Ambition has seen other beloved House Democrats depart before: Reps. Joe Kennedy III (D-Mass.) and Beto O’Rourke (D-Tex.) famously left the House for higher office — only to lose and find themselves without a job and congressional Democrats with a depleted roster of up-and-comers. “One of the things we often talk about is how leadership opportunities are often limited in Congress,” says Rep. Pramila Jayapal (D-Wash.). “People have to make decisions about where they’re gonna go or how they keep learning. Both on the personal side and more broadly, David joins a number of legislators who leave the house because they don’t really feel like there’s a broad enough opportunity for leadership.”

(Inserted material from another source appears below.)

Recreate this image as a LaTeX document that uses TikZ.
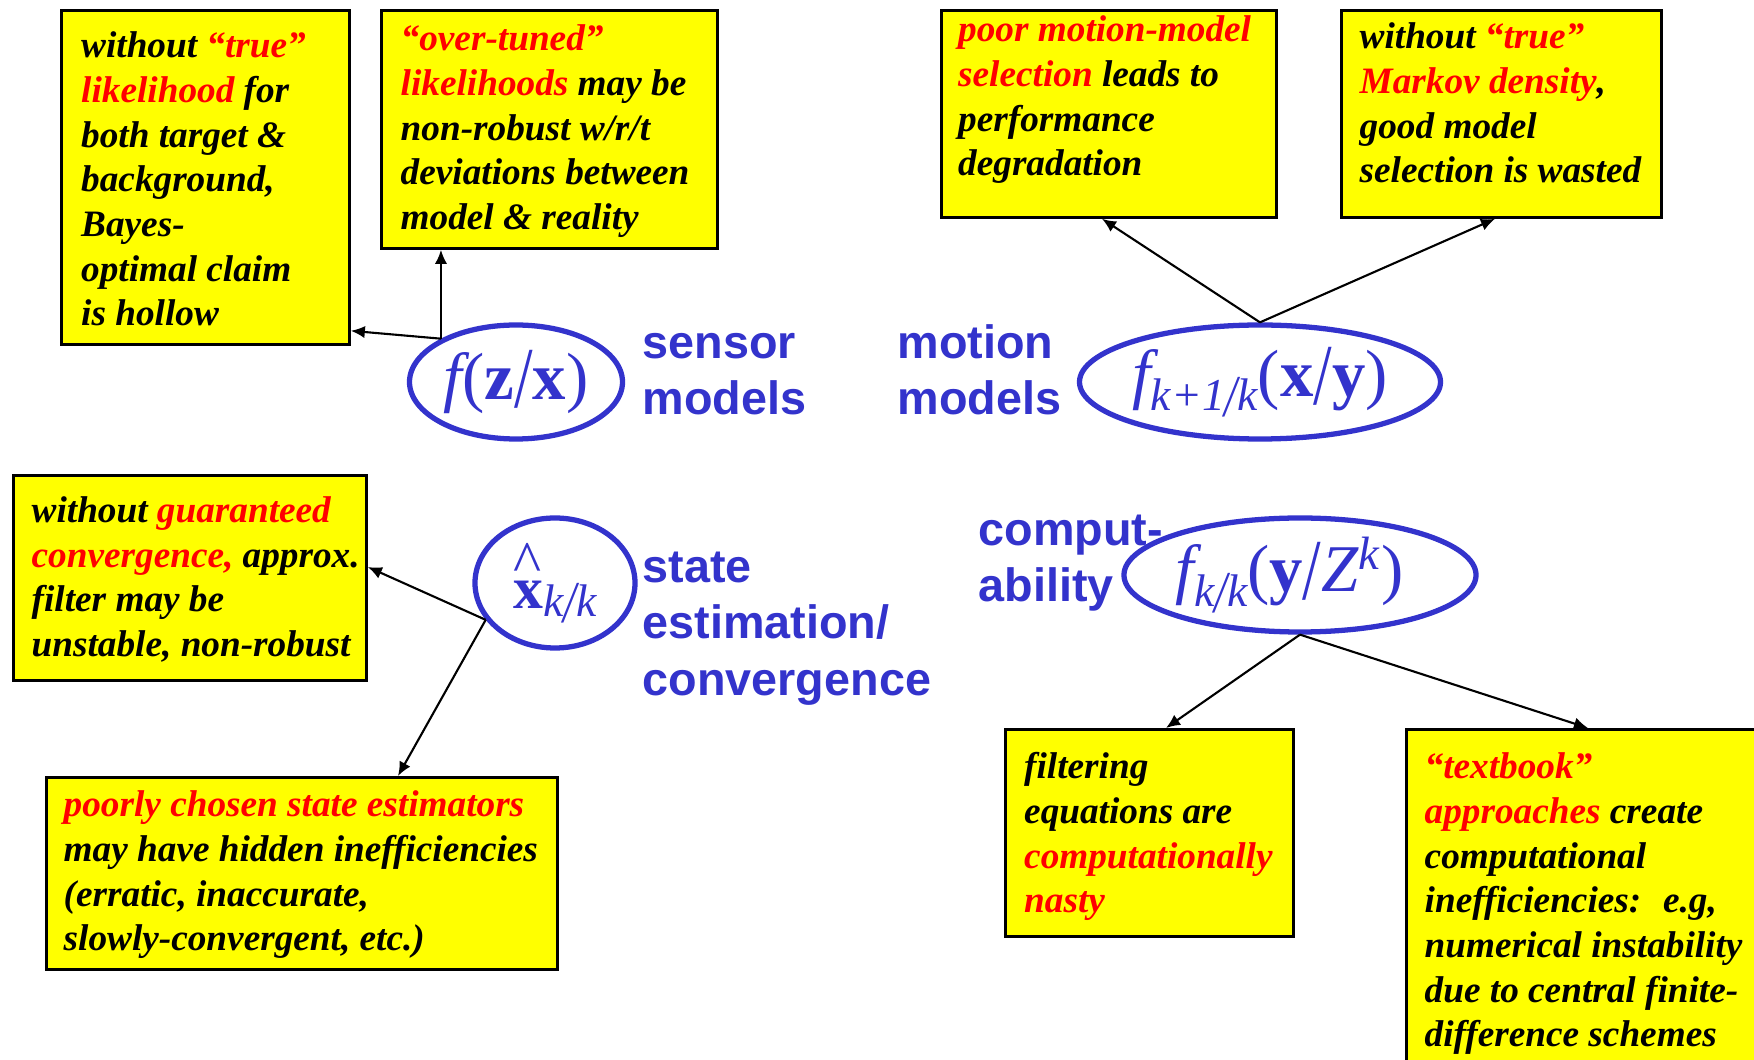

Some of that has eased under the leadership of Hakeem Jeffries, another ambitious Democrat who waited in the wings for his change to finally take the helm of the caucus. He and Democratic Whip Katherine Clark (D-Mass.), both in their 50s, are “very sensitive” to the desire among their peers to lead, Cicilline says. “It’s not just for the individuals so that we can keep good people in the caucus, but it’s because we benefit from America seeing the incredible talent.”
For now, Cicilline’s talent will be devoted to the nonprofit space, but many doubt this is the end of his career in politics. “I hope that eventually, maybe he runs for the Senate or finds some other role that he wants to play,” Jayapal says. “He’s just really a great champion for the people.”